O documento visa a resguardar, em meio ao recrudescimento da pandemia, a integridade de cerca de 375 famílias que atualmente habitam as quadras 37 e 38. “A região é objeto constante de intervenções por parte do poder público, bem como de projetos urbanísticos, os quais consideram iniciativas de requalificação urbana de bairros degradados com estímulo à valorização imobiliária, mas pouco ou quase nada contemplam no sentido de acolher e amparar seus moradores de baixa renda e, principalmente, de acolher e tratar as pessoas que fazem uso problemático de drogas e que ocupam suas ruas”, afirmam os signatários da petição. Pela Defensoria paulista, assinaram o documento os/as Coordenadores/as do Núcleo Especializado de Cidadania e Direitos Humanos, Fernanda Penteado Balera, Letícia Marquez de Avelar e Davi Quintanilha Failde de Azevedo, e do Núcleo Especializado de Habitação e Urbanismo, Vanessa Chalegre Andrade França, Allan Ramalho Ferreira e Rafael Negreiros Dantas de Lima.
“A situação é, portanto, grave, já que a remoção das famílias irá acontecer sem que estejam planejadas as ações de habitação, assistência social e saúde que serão implementadas para cada um dos moradores, e apresentadas as metodologias de monitoramento, orçamento e cronograma de execução das respectivas ações”, pontuaram em outro trecho do texto enviado à comissão internacional.
Na petição é solicitado que a CIDH conceda medidas cautelares determinando ao Estado do Brasil que adote todas as medidas necessárias para preservar a vida, integridade física, a dignidade e os bens dos moradores do local, especialmente de crianças, imigrantes, idosos, mulheres, pessoas com deficiência e migrantes; suspenda imediatamente as ordens de remoção forçada das famílias que habitam as quadras 37 e 38 e da população em situação de rua ali instalada até que seja comprovada a existência do devido planejamento adequado para sua execução mediante prévio atendimento habitacional, assistencial e de saúde das famílias, especialmente as populações vulneráveis (idosos, crianças e pessoas com deficiência) e que seja comprovada a convocação de número adequado servidores públicos dos mais diversos setores envolvidos (psicologia, assistência social, assistência jurídica, assistência à criança, assistência ao idoso, assistência à pessoa com deficiência, trabalho, habitação etc.) para o acompanhamento e orientação prévios.
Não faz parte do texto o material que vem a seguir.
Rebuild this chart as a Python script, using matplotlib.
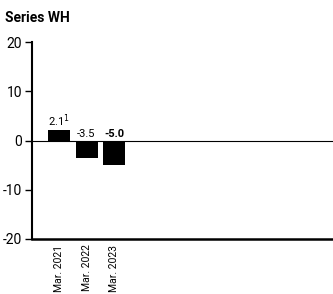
import matplotlib
matplotlib.use('Agg')
import matplotlib.pyplot as plt

plt.rcParams['font.family'] = ['Roboto', 'DejaVu Sans']

categories = ['Mar. 2021', 'Mar. 2022', 'Mar. 2023']
values = [2.1, -3.5, -5.0]
labels = ['2.1$^{1}$', '-3.5', '-5.0']
label_bold = [False, False, True]
yticks = [-20, -10, 0, 10, 20]

fig = plt.figure(figsize=(3.33, 2.94), dpi=100)
ax = fig.add_axes([32 / 333, 1 - 239 / 294, 1 - 32 / 333, 197 / 294])

x = list(range(len(categories)))
ax.bar(x, values, width=0.8, color='black')
ax.axhline(0, color='black', lw=0.8)

for xi, v, lab, b in zip(x, values, labels, label_bold):
    y = max(v, 0) + 0.3
    ax.text(xi, y, lab, ha='center', va='bottom', fontsize=8,
            fontweight='bold' if b else 'normal')

ax.set_xlim(-0.98, 9.95)
ax.set_ylim(-20, 20)
ax.set_yticks(yticks)
ax.set_yticklabels([str(t) for t in yticks], fontsize=10)
ax.set_xticks(x)
ax.set_xticklabels(categories, rotation=90, fontsize=7.5)
ax.tick_params(axis='x', length=0, pad=4)
ax.tick_params(axis='y', length=5, width=1, pad=2)

for s in ['top', 'right']:
    ax.spines[s].set_visible(False)
ax.spines['left'].set_linewidth(1.5)
ax.spines['bottom'].set_linewidth(1.8)

fig.text(5 / 333, 1 - 18 / 294, 'Series WH', fontsize=10, fontweight='bold',
         va='center', ha='left')

fig.savefig('out.png', dpi=100)
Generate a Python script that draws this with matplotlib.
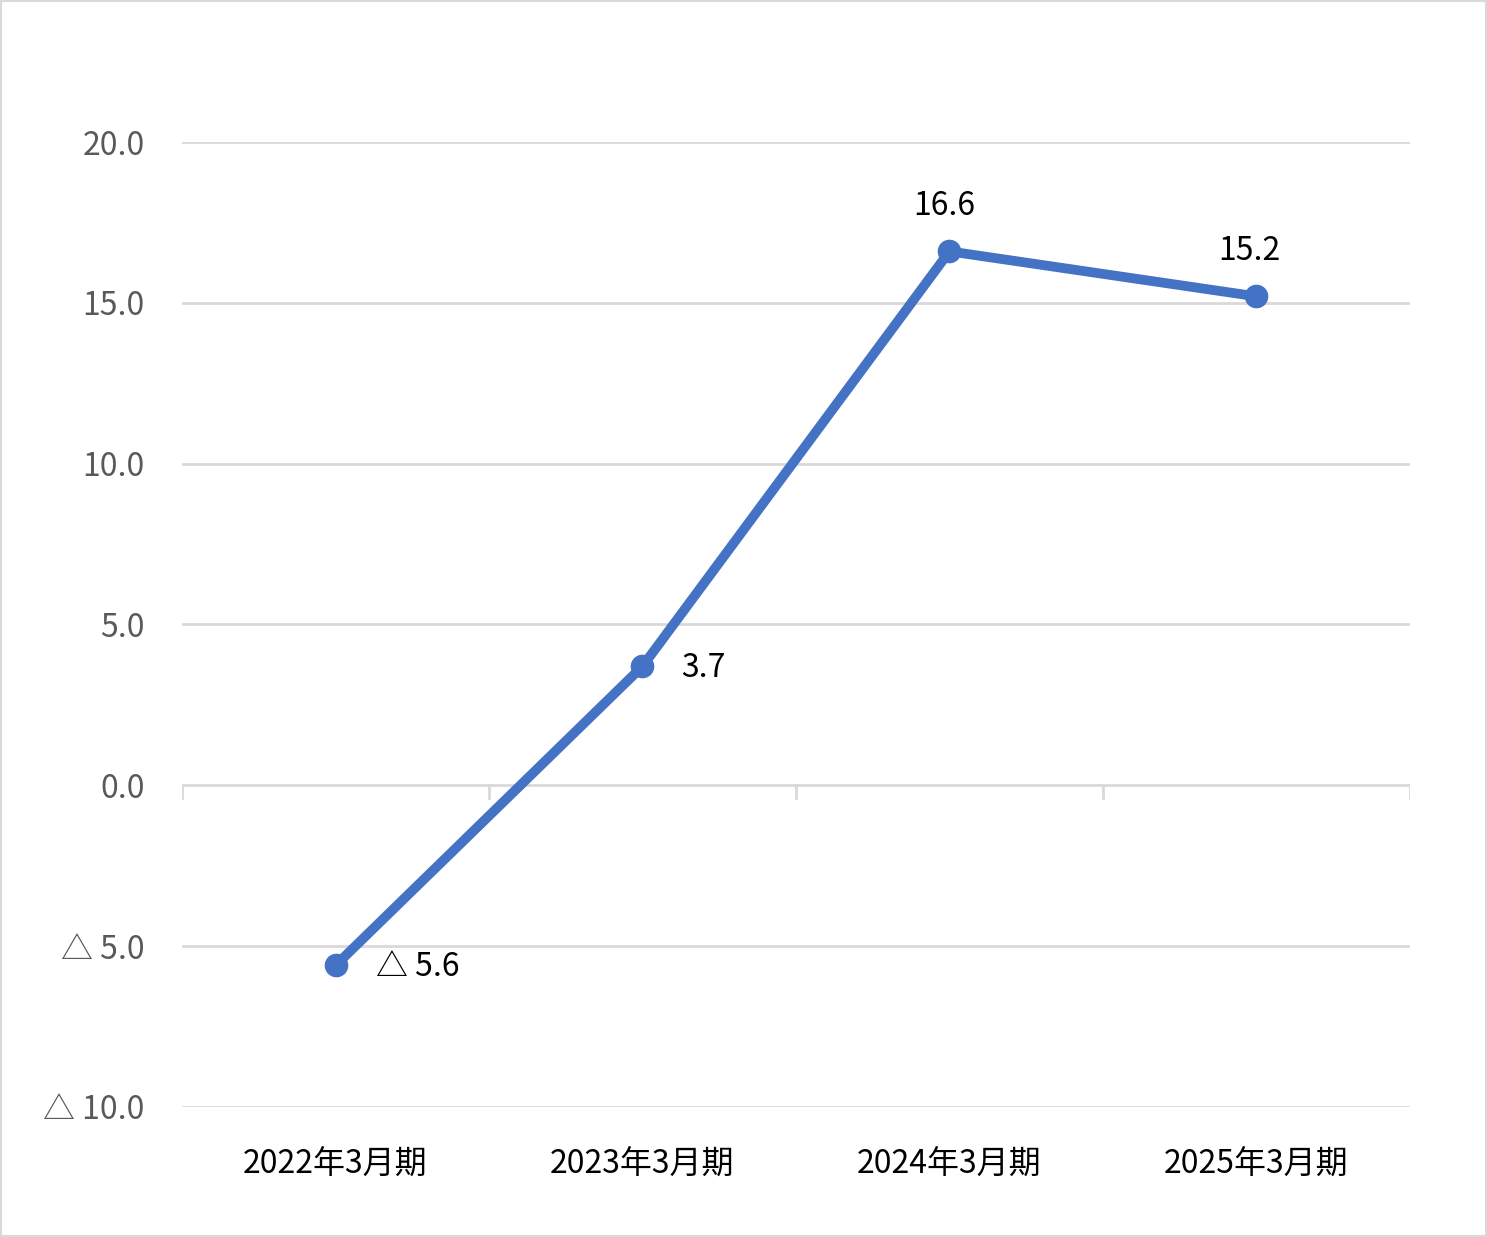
import matplotlib
matplotlib.use("Agg")
import matplotlib.pyplot as plt
from matplotlib.patches import Rectangle

plt.rcParams['font.family'] = ['Noto Sans CJK JP', 'DejaVu Sans']

categories = ["2022年3月期", "2023年3月期", "2024年3月期", "2025年3月期"]
values = [-5.6, 3.7, 16.6, 15.2]
ytick_vals = [-10, -5, 0, 5, 10, 15, 20]
ytick_labels = ["△ 10.0", "△ 5.0", "0.0", "5.0", "10.0", "15.0", "20.0"]
point_labels = ["△ 5.6", "3.7", "16.6", "15.2"]

fig = plt.figure(figsize=(14.87, 12.37), dpi=100)
fig.patches.append(Rectangle((0.001, 0.001), 0.998, 0.998, transform=fig.transFigure,
                             fill=False, edgecolor='#d9d9d9', linewidth=1.5))
ax = fig.add_axes([0.1224, 0.1051, 0.8258, 0.7801])
x = list(range(len(categories)))
ax.set_xlim(-0.5, len(categories) - 0.5)
ax.set_ylim(-10, 20)
for s in ax.spines.values():
    s.set_visible(False)
ax.set_yticks(ytick_vals)
ax.set_yticklabels(ytick_labels, fontsize=23, color='#595959')
ax.tick_params(axis='y', length=0, pad=27)
for v in ytick_vals:
    ax.axhline(v, color='#d9d9d9', lw=2, zorder=0)
for b in [i - 0.5 for i in range(len(categories) + 1)]:
    ax.plot([b, b], [0, -0.4], color='#d9d9d9', lw=2, zorder=0)
ax.set_xticks(x)
ax.set_xticklabels(categories, fontsize=23, color='black')
ax.tick_params(axis='x', length=0, pad=30)

ax.plot(x, values, color='#4472c4', lw=7, marker='o', markersize=16, zorder=3)
offsets = [(29, -1, 'left'), (28, -1, 'left'), (-4, 33, 'center'), (-5, 33, 'center')]
for xi, v, lab, (dx, dy, ha) in zip(x, values, point_labels, offsets):
    ax.annotate(lab, (xi, v), xytext=(dx, dy), textcoords='offset points',
                ha=ha, va='center', fontsize=23, color='black')

fig.savefig("out.png", dpi=100)
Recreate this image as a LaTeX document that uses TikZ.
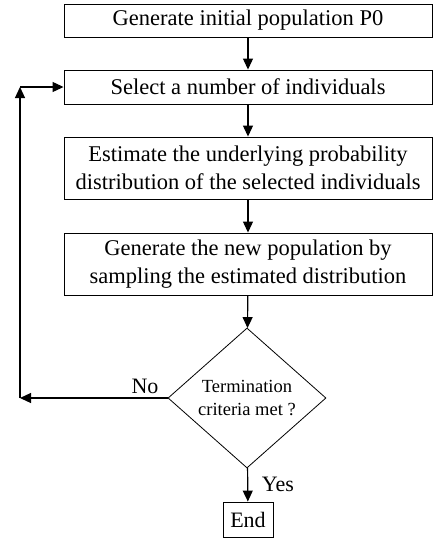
\documentclass[tikz,border=0pt]{standalone}
\usepackage{fontspec}
\setmainfont{Liberation Serif}
\usetikzlibrary{arrows.meta,shapes.geometric}
\begin{document}
\begin{tikzpicture}[x=1pt,y=-1pt,
  box/.style={draw,line width=0.9pt,minimum width=368pt,inner sep=0pt,align=center,font=\fontsize{22.5}{28}\selectfont},
  dec/.style={draw,diamond,line width=0.8pt,minimum width=158pt,minimum height=140pt,inner sep=0pt,aspect=1.13,align=center,font=\fontsize{18.5}{23}\selectfont},
  endbox/.style={draw,line width=0.9pt,minimum width=50pt,minimum height=35pt,inner sep=0pt,font=\fontsize{22}{26}\selectfont},
  conn/.style={line width=1.2pt,-{Triangle[length=11pt,width=10pt]}},
  lbl/.style={inner sep=0pt,font=\fontsize{22}{26}\selectfont}]
\useasboundingbox (0,0) rectangle (433,539);
\node[box,minimum height=33pt] (b1) at (248,20.5) {Generate initial population P0};
\node[box,minimum height=34pt] (b2) at (248,87) {Select a number of individuals};
\node[box,minimum height=62pt] (b3) at (248,168) {Estimate the underlying probability\\distribution of the selected individuals};
\node[box,minimum height=62pt] (b4) at (248,264) {Generate the new population by\\sampling the estimated distribution};
\node[dec] (d) at (247,398) {Termination\\criteria met ?};
\node[endbox] (e) at (248,519.5) {End};
\node[lbl] (no) at (145,386) {No};
\node[lbl] (yes) at (278,484) {Yes};
\coordinate (L1) at (20,398);
\coordinate (L2) at (20,87);
\draw[conn] (b1) -- (b2);
\draw[conn] (b2) -- (b3);
\draw[conn] (b3) -- (b4);
\draw[conn] (b4) -- (d);
\draw[conn] (d) -- (e);
\draw[conn] (d.west) -- (L1);
\draw[conn] (L1) -- (L2);
\draw[conn] (L2) -- (L2 -| b2.west);
\end{tikzpicture}
\end{document}
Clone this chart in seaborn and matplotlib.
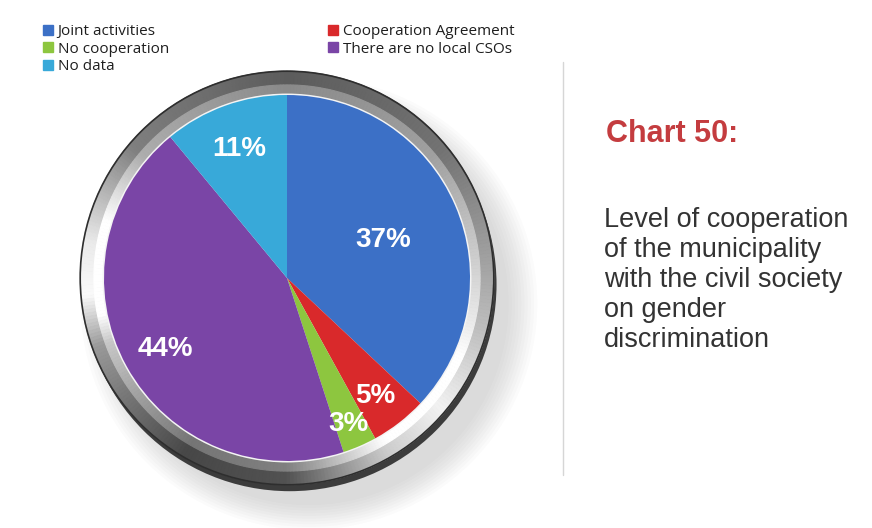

Pedem também que a Comissão assegure que pessoas já removidas compulsoriamente tenham acesso ao atendimento habitacional, de assistência social e de saúde, conforme cadastros realizados pelo poder público.
O Brasil é signatário da Convenção Americana de Direitos Humanos e sujeito à jurisdição da Corte Interamericana de Direitos Humanos. A Comissão, por sua vez, é seu órgão processante, responsável por analisar denúncias encaminhadas e determinar eventuais medidas cautelares de urgências.